Another misconception is that data can tell us everything. In fact, the things we learn in our analytic adventures are actually just signals that help us focus our attention on a particular student group, business practice, academic policy, or aspect of the curriculum where risk or opportunity exists. Any signal generated by predictive analytics requires interpretation and investigation. Good data systems can crunch a whole lot of information, systematize it, present it in a format that is easy to navigate, and signal areas for further exploration. Data can tell us where to look more deeply, but they do not diagnose the problem in most cases.
Creating a data-informed culture at every level of a campus is a real change management challenge. Here are a few basic suggestions to help ensure that the culture change endures:
1. Do not boil the ocean. Identify the problems you are trying to solve and prioritize them. For every insight you hope to deliver through data, there must be due process before it routinely informs decision making, so you want to stay focused.
2. Implement a schedule for data delivery that aligns with critical times for planning and action throughout the year. Identify inflection points: When can you take action to build momentum towards your outcome? Where might you lose ground? How can data help you minimize losses and maximize momentum?
3. Institutionalize expectations for data to be collectively reviewed with stakeholders. This can and should happen, albeit differently, at all levels including large summits, cross-functional tiger teams, and program-level all-hands meetings.
4. Keep a conversation going about how you will continue to learn new things. Are there additional sources of data that should be integrated into your analytics? Assess your data readiness and start working with campus partners to get there.

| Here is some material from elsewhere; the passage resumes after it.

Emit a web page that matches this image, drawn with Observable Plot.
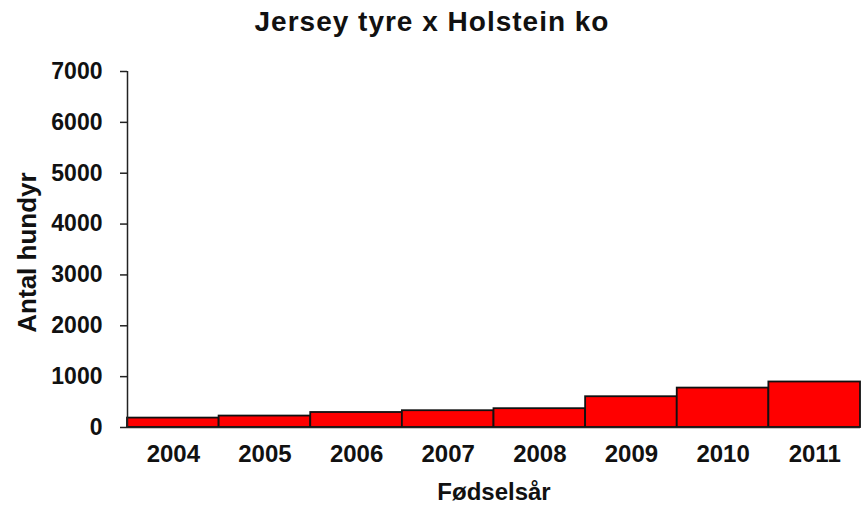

5. Resource your analytics efforts appropriately for the long term to ensure that your teams can maintain and improve them over time as changes occur in technology, systems, policies and business practices.
6. Deliver data in a way that is easily understandable and that supports workflows, helping people move smoothly from information into action.
7. Data requires data literacy, so plan for sustainability with learning opportunities. Create and support user communities to facilitate shared learning.
8. Stay close to those who use the data. Get their feedback, understand how the data is or is not working for them, keep them in the loop about the effectiveness of their efforts, show them that their feedback matters, and listen for the evolution of their needs.
9. Measure your efforts. There is no way to gain trust in data except to provide evidence of its accuracy. Review projections against actual outcomes and assess the effectiveness of programs and interventions.
10. Celebrate your successes! Recognize those individuals who have made positive change through data-informed decision making and position them to help and influence others.
Many of the suggestions above reiterate the fact that a successful data-informed culture is people-centric. We need to use our data more effectively in order to take the higher education enterprise to the next level, but systems and algorithms are just the beginning. Our data is about real people, the outcomes we seek are life changing, and the only way data works is through the web of understanding and action we collectively create as colleagues.